As part of a class unit on investigative journalism, immigration, and refugees in the Spanish-speaking world, students in Professor Cate-Arries Fall 2017 Hispanic Studies 208 course met with the award-winning freelance long-form journalist Malia Politzer during her October campus visit to William and Mary.
Politzer (b. 1983, San José, California; B.A. Hampshire College; M.S. Columbia University) has made a name for herself by reporting on the international refugee crisis, including Europe’s primary migration corridor from North Africa to Spain, and regularly publishing her articles in The Economist, Wall Street Journal Asia, Foreign Policy Magazine and Institute of Current World Affairs Letters. Currently based in Spain where she is pursuing a Ph.D. at the University of Granada, Politzer spent the past two years traveling in Niger, Sicily, Turkey, and Germany for her 2016 Huffington Post Highline piece, “The 21st Century Gold Rush: How the Refugee Crisis is Changing the World Economy,” awarded the “2017 Overseas Press Club Award for Best Digital Reporting on International Affairs”. (http://highline.huffingtonpost.com/articles/en/the-21st-century-gold-rush-refugees/#/niger)

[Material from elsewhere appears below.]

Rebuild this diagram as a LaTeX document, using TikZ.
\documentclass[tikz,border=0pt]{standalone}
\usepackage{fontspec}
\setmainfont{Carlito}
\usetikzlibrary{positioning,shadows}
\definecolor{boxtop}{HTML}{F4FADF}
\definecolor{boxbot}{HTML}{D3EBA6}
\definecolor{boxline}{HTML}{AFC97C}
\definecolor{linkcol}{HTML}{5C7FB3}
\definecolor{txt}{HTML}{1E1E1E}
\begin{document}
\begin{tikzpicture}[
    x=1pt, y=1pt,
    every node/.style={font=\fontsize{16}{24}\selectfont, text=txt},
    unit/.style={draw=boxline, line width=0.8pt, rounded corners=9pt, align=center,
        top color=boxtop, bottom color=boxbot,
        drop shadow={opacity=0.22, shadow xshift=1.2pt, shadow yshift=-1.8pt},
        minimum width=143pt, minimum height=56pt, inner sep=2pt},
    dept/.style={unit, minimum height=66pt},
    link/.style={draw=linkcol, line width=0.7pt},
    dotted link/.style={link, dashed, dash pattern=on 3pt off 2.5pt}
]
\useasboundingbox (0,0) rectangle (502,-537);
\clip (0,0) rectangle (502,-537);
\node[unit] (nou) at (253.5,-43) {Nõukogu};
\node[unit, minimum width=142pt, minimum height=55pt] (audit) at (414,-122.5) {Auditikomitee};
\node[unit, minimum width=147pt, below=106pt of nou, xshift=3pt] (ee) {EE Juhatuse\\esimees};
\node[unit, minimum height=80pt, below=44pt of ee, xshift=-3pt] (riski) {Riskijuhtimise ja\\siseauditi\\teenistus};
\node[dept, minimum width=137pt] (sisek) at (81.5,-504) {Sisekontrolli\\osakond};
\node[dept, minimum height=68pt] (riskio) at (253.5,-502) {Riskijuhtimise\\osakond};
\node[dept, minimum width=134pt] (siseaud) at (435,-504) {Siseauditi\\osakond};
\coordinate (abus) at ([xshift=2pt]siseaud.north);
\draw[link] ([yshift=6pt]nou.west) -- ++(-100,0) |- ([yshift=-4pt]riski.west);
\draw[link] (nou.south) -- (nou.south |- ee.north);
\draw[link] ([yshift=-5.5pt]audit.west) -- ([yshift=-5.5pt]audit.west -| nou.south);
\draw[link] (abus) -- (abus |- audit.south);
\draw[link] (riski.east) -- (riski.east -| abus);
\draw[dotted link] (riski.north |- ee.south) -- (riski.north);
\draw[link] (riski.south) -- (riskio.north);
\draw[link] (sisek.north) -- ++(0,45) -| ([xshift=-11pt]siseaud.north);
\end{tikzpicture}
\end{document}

In her lecture, Politzer opened with the statistic that there are 22.5 million refugees worldwide (“the most refugees we’ve had since WWII”), and her ensuing remarks point to her success in putting a human face on this daunting, growing number of refugees. When asked about her most inspiring, memorable encounter with one of these displaced individuals, Politzer immediately responded with the story of a Syrian refugee in Turkey, Muhammed. She “fell in love” with the incredibly intelligent boy who loved learning, teaching himself computer programing at a young age, who now no longer had access to formal schooling.

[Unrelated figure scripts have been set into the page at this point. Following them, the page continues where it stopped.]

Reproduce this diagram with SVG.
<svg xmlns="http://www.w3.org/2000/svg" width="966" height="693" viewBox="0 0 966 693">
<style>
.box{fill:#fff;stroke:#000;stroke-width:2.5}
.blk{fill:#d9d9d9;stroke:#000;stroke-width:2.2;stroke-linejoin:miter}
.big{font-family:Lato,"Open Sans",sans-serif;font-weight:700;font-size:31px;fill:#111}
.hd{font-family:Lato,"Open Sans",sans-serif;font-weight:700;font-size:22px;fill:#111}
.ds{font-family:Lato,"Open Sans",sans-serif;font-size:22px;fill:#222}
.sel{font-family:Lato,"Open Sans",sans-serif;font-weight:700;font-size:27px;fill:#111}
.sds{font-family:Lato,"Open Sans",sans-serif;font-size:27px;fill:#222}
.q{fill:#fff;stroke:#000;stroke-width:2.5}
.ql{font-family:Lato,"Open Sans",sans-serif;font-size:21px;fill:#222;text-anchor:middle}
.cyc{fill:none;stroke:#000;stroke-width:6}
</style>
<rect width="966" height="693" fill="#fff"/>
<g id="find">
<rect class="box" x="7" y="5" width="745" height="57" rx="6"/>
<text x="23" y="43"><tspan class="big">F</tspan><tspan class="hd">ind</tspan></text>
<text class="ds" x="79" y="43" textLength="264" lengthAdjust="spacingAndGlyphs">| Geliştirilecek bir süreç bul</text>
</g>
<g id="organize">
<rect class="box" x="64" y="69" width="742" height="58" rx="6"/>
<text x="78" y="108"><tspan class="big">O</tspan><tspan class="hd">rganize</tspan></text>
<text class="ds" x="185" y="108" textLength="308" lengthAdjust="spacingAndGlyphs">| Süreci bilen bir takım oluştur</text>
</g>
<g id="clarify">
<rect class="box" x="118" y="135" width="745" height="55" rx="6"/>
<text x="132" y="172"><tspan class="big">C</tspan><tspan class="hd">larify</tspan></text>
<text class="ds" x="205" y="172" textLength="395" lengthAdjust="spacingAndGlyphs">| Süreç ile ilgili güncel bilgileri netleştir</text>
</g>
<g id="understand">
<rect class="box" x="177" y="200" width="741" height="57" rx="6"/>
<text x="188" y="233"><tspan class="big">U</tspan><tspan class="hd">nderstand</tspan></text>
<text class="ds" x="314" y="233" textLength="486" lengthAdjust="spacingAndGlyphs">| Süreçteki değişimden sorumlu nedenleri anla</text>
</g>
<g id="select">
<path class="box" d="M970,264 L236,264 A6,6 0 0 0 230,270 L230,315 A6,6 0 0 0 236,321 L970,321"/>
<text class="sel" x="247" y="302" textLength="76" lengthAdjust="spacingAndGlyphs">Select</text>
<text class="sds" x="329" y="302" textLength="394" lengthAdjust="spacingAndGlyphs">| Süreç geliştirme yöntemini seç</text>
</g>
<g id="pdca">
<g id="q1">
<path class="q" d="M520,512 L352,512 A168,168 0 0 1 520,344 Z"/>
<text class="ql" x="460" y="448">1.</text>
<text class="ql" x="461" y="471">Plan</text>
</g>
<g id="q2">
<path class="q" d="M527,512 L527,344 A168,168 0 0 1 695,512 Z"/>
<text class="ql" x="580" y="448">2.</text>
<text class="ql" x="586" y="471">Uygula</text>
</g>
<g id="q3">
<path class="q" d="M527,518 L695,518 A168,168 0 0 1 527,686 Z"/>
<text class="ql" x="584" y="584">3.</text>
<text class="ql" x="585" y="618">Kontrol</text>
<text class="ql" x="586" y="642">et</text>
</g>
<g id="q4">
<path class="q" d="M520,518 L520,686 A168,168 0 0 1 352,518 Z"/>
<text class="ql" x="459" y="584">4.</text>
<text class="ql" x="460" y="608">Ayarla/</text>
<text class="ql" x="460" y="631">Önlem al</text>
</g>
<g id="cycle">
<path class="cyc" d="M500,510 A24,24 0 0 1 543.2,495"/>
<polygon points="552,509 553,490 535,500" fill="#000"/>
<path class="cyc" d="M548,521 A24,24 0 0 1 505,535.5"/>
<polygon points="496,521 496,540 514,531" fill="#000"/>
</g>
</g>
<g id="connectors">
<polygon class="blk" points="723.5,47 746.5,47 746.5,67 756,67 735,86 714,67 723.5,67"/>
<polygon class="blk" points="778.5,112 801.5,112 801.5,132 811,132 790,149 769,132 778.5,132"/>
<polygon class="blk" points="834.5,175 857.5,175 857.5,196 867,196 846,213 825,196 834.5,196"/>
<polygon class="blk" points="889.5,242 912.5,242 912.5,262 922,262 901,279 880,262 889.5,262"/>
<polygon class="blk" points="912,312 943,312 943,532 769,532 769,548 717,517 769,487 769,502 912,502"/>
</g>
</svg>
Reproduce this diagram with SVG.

Recognizing that at times it is difficult to see how her investigative reporting “makes a difference” given the often staggering scale of hardship that her informants endure, Politzer did recall with satisfaction her coverage of the case of Mexican immigrant Oscar Vasquez, a “Dreamer before the Dream Act.” Vasquez came to the U.S. as a child, was one of four undocumented Phoenix high school students whose 2004 underwater robotics team beat out MIT in a national competition, and completed his mechanical engineering degree as a ROTC student at Arizona State University. However, without documentation Vasquez was unable to accept the engineering job offers he received. Married, with a child, he returned to Mexico in an effort to legalize his status in the U.S., but received a 10-year penalty for his undocumented status in the U.S., and was unable to reenter the country. Politzer’s piece about the Vasquez family’s plight attracted the attention of a senator, who took up the case, and sponsored Vasquez on his path to U.S. citizenship (http://www.phoenixnewtimes.com/news/return-to-sender-the-feds-fueled-by-local-anti-immigration-hostility-are-draining-talented-undocumented-youth-into-mexico-6446417). Politzer remarked that often her stories address large issues with abstract resolutions, so this particular outcome was a gratifying moment for her, because of the direct impact that her reporting had on Oscar’s situation.

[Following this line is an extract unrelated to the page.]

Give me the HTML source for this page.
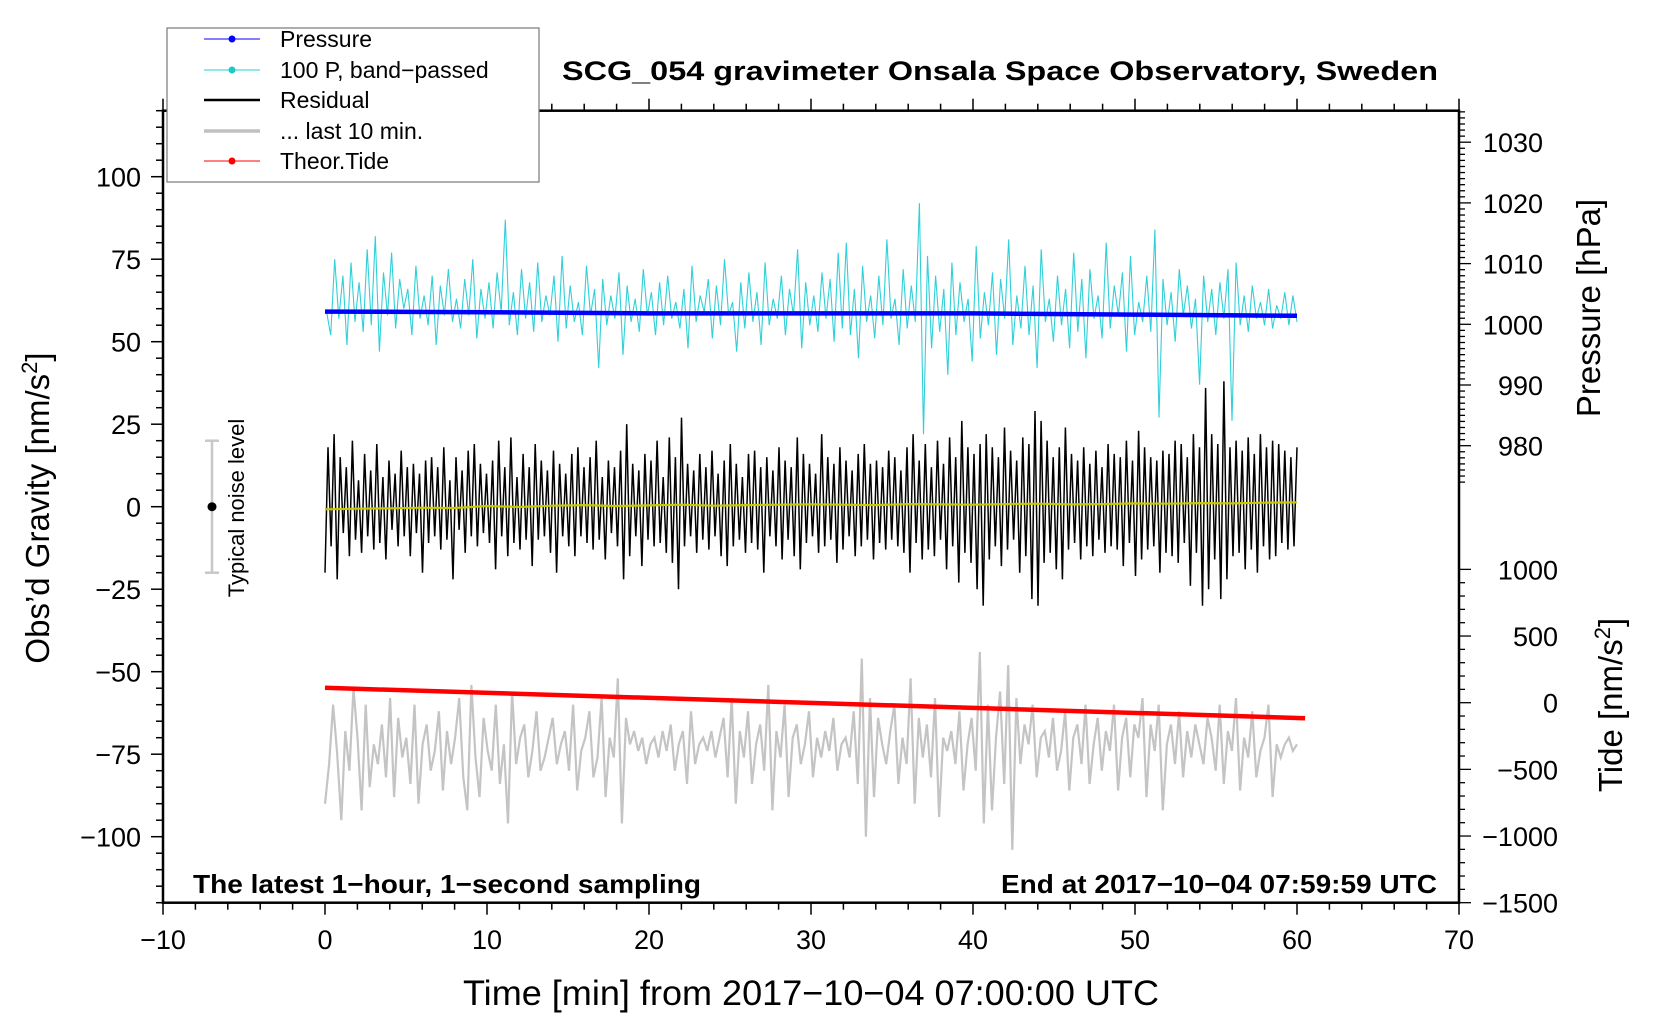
<!DOCTYPE html>
<html><head><meta charset="utf-8">
<style>
html,body{margin:0;padding:0;background:#fff;}
svg{display:block;font-family:"Liberation Sans",Arial,sans-serif;}
</style></head>
<body>
<svg id="chart" width="1660" height="1020" viewBox="0 0 1660 1020" xmlns="http://www.w3.org/2000/svg">
<rect x="0" y="0" width="1660" height="1020" fill="#fff"/>
<g id="series"></g>
<rect x="163" y="110.7" width="1296" height="792" fill="none" stroke="#000" stroke-width="2.5"/>
<g id="axes"></g>
<text x="1000" y="80" text-anchor="middle" font-size="27" font-weight="bold" textLength="876" lengthAdjust="spacingAndGlyphs">SCG_054 gravimeter Onsala Space Observatory, Sweden</text>
<text x="193" y="893" font-size="26" font-weight="bold" textLength="508" lengthAdjust="spacingAndGlyphs">The latest 1−hour, 1−second sampling</text>
<text x="1437" y="893" text-anchor="end" font-size="26" font-weight="bold" textLength="436" lengthAdjust="spacingAndGlyphs">End at 2017−10−04 07:59:59 UTC</text>
<text x="811" y="1005" text-anchor="middle" font-size="35" textLength="696" lengthAdjust="spacingAndGlyphs">Time [min] from 2017−10−04 07:00:00 UTC</text>
<text transform="translate(49,508) rotate(-90)" text-anchor="middle" font-size="33">Obs’d Gravity [nm/s<tspan font-size="22" dy="-12">2</tspan><tspan dy="12">]</tspan></text>
<text transform="translate(1600,308) rotate(-90)" text-anchor="middle" font-size="33">Pressure [hPa]</text>
<text transform="translate(1622,705) rotate(-90)" text-anchor="middle" font-size="33">Tide [nm/s<tspan font-size="22" dy="-12">2</tspan><tspan dy="12">]</tspan></text>
<g>
<line x1="212" y1="440.7" x2="212" y2="572.7" stroke="#c8c8c8" stroke-width="2.5"/>
<line x1="205" y1="440.7" x2="219" y2="440.7" stroke="#c8c8c8" stroke-width="2.5"/>
<line x1="205" y1="572.7" x2="219" y2="572.7" stroke="#c8c8c8" stroke-width="2.5"/>
<circle cx="212" cy="506.7" r="4.5" fill="#000"/>
<text transform="translate(244,508) rotate(-90)" text-anchor="middle" font-size="22">Typical noise level</text>
</g>
<g>
<rect x="167" y="28" width="372" height="154" fill="#fff" stroke="#777" stroke-width="1.2"/>
<g><line x1="204" y1="39" x2="260" y2="39" stroke="#00f" stroke-width="1"/><circle cx="232" cy="39" r="3.5" fill="#00f"/><text x="280" y="47" font-size="23">Pressure</text></g>
<g><line x1="204" y1="70" x2="260" y2="70" stroke="#20d0d0" stroke-width="1"/><circle cx="232" cy="70" r="3.5" fill="#20c8c8"/><text x="280" y="78" font-size="23">100 P, band−passed</text></g>
<g><line x1="204" y1="100" x2="260" y2="100" stroke="#000" stroke-width="2.5"/><text x="280" y="108" font-size="23">Residual</text></g>
<g><line x1="204" y1="131" x2="260" y2="131" stroke="#c0c0c0" stroke-width="3.5"/><text x="280" y="139" font-size="23">... last 10 min.</text></g>
<g><line x1="204" y1="161" x2="260" y2="161" stroke="#f00" stroke-width="1"/><circle cx="232" cy="161" r="3.5" fill="#f00"/><text x="280" y="169" font-size="23">Theor.Tide</text></g>
</g>
</svg>
<script>
// ---- data arrays ----
const xTicks = [-10,0,10,20,30,40,50,60,70];
const gravTicks = [100,75,50,25,0,-25,-50,-75,-100];
const pressTicks = [1030,1020,1010,1000,990,980];
const tideTicks = [1000,500,0,-500,-1000,-1500];
const pressureTimes = [0,10,20,30,40,50,60];
const pressureValues = [1002.1,1002.0,1001.8,1001.8,1001.8,1001.6,1001.4];
const tideTimes = [0,60.5];
const tideValues = [112,-116];
const meanValues = [-0.8,-0.6,-0.5,-0.3,-0.4,0.2,-0.1,0.3,0.5,0.2,0.4,0.6,0.3,0.5,0.6,0.7,0.6,0.5,0.8,0.7,0.6,0.8,0.9,0.7,0.8,1.0,0.9,1.1,1.0,1.2,1.3];
const residual = [
-20,18,-12,22,-22,15,-8,12,-15,20,-10,8,-14,16,-9,11,-13,19,-11,9,
-16,14,-7,10,-12,17,-9,12,-15,13,-8,10,-20,14,-11,15,-9,12,-13,18,
-10,8,-22,15,-7,11,-14,17,-9,19,-12,13,-8,10,-11,14,-19,20,-9,12,
-15,21,-11,9,-13,16,-10,12,-18,19,-10,14,-9,11,-14,17,-20,13,-9,10,
-12,16,-15,18,-9,12,-11,15,-13,20,-10,9,-16,14,-8,12,-12,17,-22,25,
-15,13,-9,11,-18,16,-10,14,-12,20,-11,9,-14,21,-17,15,-25,27,-12,13,
-9,11,-14,16,-10,12,-13,17,-9,10,-15,14,-18,19,-12,13,-10,9,-14,16,
-11,17,-13,12,-20,15,-9,11,-12,18,-16,14,-10,12,-15,21,-19,16,-11,13,
-9,10,-14,22,-12,15,-10,13,-17,18,-13,14,-9,11,-15,16,-12,19,-10,13,
-16,14,-11,12,-13,17,-10,15,-12,11,-14,18,-20,22,-11,14,-16,19,-13,12,
-15,20,-10,13,-19,21,-12,15,-23,26,-14,18,-17,16,-25,19,-30,22,-16,18,
-12,15,-18,24,-13,17,-10,14,-20,21,-15,19,-28,29,-30,26,-17,20,-14,15,
-19,18,-22,24,-13,16,-11,14,-16,18,-12,13,-15,17,-10,12,-14,19,-12,16,
-13,15,-18,20,-11,14,-21,23,-16,18,-13,15,-12,14,-20,17,-14,16,-15,20,
-17,19,-11,15,-24,22,-14,18,-30,36,-25,22,-16,19,-28,38,-22,18,-15,20,
-14,17,-19,21,-13,16,-20,22,-12,18,-16,20,-15,19,-11,17,-13,15,-12,18
];
const bandpass = [
59,52,75,57,70,49,74,56,68,53,78,55,82,47,71,58,77,54,69,60,
66,52,73,57,64,55,70,49,67,58,72,56,63,54,69,58,75,51,66,57,
68,54,71,59,87,55,65,52,72,57,68,53,74,56,64,58,70,50,76,54,
67,56,62,52,73,58,66,42,69,55,64,57,71,46,67,56,63,53,72,58,
65,52,68,55,70,57,62,54,66,48,73,56,64,59,69,51,67,55,75,58,
62,47,68,54,71,56,65,49,74,55,63,57,70,52,66,58,78,48,68,55,
64,53,71,57,69,50,77,54,80,52,66,45,73,56,64,51,70,55,81,57,
63,49,72,54,67,56,92,22,76,48,70,53,66,40,74,52,68,56,63,44,
79,51,65,55,71,46,69,57,81,49,64,54,73,52,67,42,78,56,63,50,
70,55,66,48,77,53,69,45,72,57,64,51,80,54,67,58,71,47,76,52,
62,56,70,53,84,27,69,55,65,50,72,58,67,54,63,37,70,56,66,52,
68,57,72,26,74,55,64,53,67,57,62,55,66,54,61,57,65,55,64,56
];
const gray = [
-90,-78,-60,-75,-95,-68,-80,-55,-70,-92,-60,-85,-72,-78,-66,-82,-58,-88,-64,-76,
-70,-84,-60,-90,-72,-66,-80,-74,-62,-86,-68,-78,-70,-58,-82,-92,-54,-76,-88,-64,
-74,-80,-60,-84,-72,-96,-56,-78,-70,-66,-82,-74,-62,-80,-76,-70,-64,-78,-72,-68,
-80,-60,-86,-74,-70,-62,-82,-76,-58,-88,-70,-76,-52,-96,-64,-72,-68,-74,-70,-78,
-72,-70,-76,-68,-74,-66,-80,-72,-68,-84,-62,-78,-72,-70,-74,-68,-76,-70,-64,-82,
-58,-90,-68,-76,-62,-84,-72,-66,-80,-54,-92,-68,-76,-60,-88,-70,-66,-78,-72,-62,
-82,-70,-76,-68,-74,-64,-80,-72,-70,-76,-62,-84,-46,-100,-58,-88,-64,-72,-78,-68,
-60,-84,-70,-78,-52,-90,-64,-76,-66,-82,-58,-94,-70,-74,-68,-78,-62,-86,-72,-64,
-80,-44,-96,-60,-92,-70,-56,-84,-48,-104,-58,-78,-66,-72,-60,-82,-70,-68,-76,-64,
-80,-74,-62,-86,-70,-66,-78,-60,-84,-72,-64,-80,-68,-74,-60,-86,-70,-64,-82,-66,
-70,-58,-88,-66,-74,-60,-92,-72,-66,-78,-62,-82,-68,-76,-66,-72,-78,-64,-70,-80,
-60,-84,-68,-74,-58,-86,-70,-76,-62,-82,-74,-70,-60,-88,-72,-76,-72,-70,-74,-72
];
// ---- scales ----
const X0=163, X1=1459, Y0=110.7, Y1=902.7;
function xs(t){return X0+(t+10)/80*(X1-X0);}
function yg(v){return 506.7-v*3.3;}
function yp(p){return 324.3-(p-1000)*6.07;}
function yt(v){return 702.7-v*0.13333;}
const NS='http://www.w3.org/2000/svg';
const series=document.getElementById('series');
const axes=document.getElementById('axes');
function mk(tag,attrs,parent){const e=document.createElementNS(NS,tag);for(const k in attrs)e.setAttribute(k,attrs[k]);parent.appendChild(e);return e;}
function poly(times,vals,fy){return times.map((t,i)=>xs(t).toFixed(1)+','+fy(vals[i]).toFixed(1)).join(' ');}
const gT=gray.map((v,i)=>i*60/(gray.length-1));
const gl=mk('polyline',{points:poly(gT,gray,yg),fill:'none',stroke:'#c4c4c4','stroke-width':2.2},series);


const tl=mk('polyline',{points:poly(tideTimes,tideValues,yt),fill:'none',stroke:'#f00','stroke-width':4.5},series);


const bT=bandpass.map((v,i)=>0.1+i*59.9/(bandpass.length-1));
const bl=mk('polyline',{points:poly(bT,bandpass,yg),fill:'none',stroke:'#30d0d8','stroke-width':1.1},series);


const pl=mk('polyline',{points:poly(pressureTimes,pressureValues,yp),fill:'none',stroke:'#00f','stroke-width':4.5},series);


const rT=residual.map((v,i)=>i*60/(residual.length-1));
const rl=mk('polyline',{points:poly(rT,residual,yg),fill:'none',stroke:'#000','stroke-width':1.5},series);


const mT=meanValues.map((v,i)=>i*2);
const ml=mk('polyline',{points:poly(mT,meanValues,yg),fill:'none',stroke:'#c8c800','stroke-width':2.2},series);


for(let t=-10;t<=70;t+=2){const big=t%10===0;
 mk('line',{x1:xs(t),x2:xs(t),y1:Y1,y2:Y1+(big?12:7),stroke:'#000','stroke-width':1.5},axes);
 mk('line',{x1:xs(t),x2:xs(t),y1:Y0,y2:Y0-(big?12:7),stroke:'#000','stroke-width':1.5},axes);}
xTicks.forEach(t=>{const e=mk('text',{x:xs(t),y:949,'text-anchor':'middle','font-size':27},axes);e.textContent=String(t).replace('-','−');
 
 });
for(let v=-120;v<=120;v+=5){const big=v%25===0;mk('line',{x1:X0,x2:X0-(big?12:7),y1:yg(v),y2:yg(v),stroke:'#000','stroke-width':1.5},axes);}
gravTicks.forEach(v=>{const e=mk('text',{x:141,y:yg(v)+10,'text-anchor':'end','font-size':27},axes);e.textContent=String(v).replace('-','−');
 
 });
for(let p=974;p<=1036;p+=1){if(yp(p)<Y0)continue;const big=p%10===0;mk('line',{x1:X1,x2:X1+(big?12:6),y1:yp(p),y2:yp(p),stroke:'#000','stroke-width':1.3},axes);}
pressTicks.forEach(p=>{const e=mk('text',{x:1543,y:yp(p)+10,'text-anchor':'end','font-size':27},axes);e.textContent=String(p);
 
 });
for(let v=-1500;v<=1000;v+=100){const big=v%500===0;mk('line',{x1:X1,x2:X1+(big?12:6),y1:yt(v),y2:yt(v),stroke:'#000','stroke-width':1.3},axes);}
tideTicks.forEach(v=>{const e=mk('text',{x:1558,y:yt(v)+10,'text-anchor':'end','font-size':27},axes);e.textContent=String(v).replace('-','−');
 
 });
</script>
</body></html>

One of the most compelling facets of Politzer’s coverage of the refugee crisis, and of her and “The 21st c. Gold Rush” photographer Emily Kassie’s efforts to document refugee economies, is their challenge to the conventional narrative about refugees as passive victims and huddled masses, with no agency. Her stories include accounts of refugees’ creative incursions into local economies, sometimes benefiting the quality of life for the larger refugee community. A common thread among these actors on the world stage of the crisis of displaced persons, according to Politzer, is that they are “engaged in making economic decisions about their lives. They aren’t just waiting helplessly to do things, they’re actually actively participating.” On the other hand, Politzer warns, many people have “figured out how to profit from global instability, also known as human suffering,” and as long as this phenomenon continues, it is hard to see an end to the refugee crisis.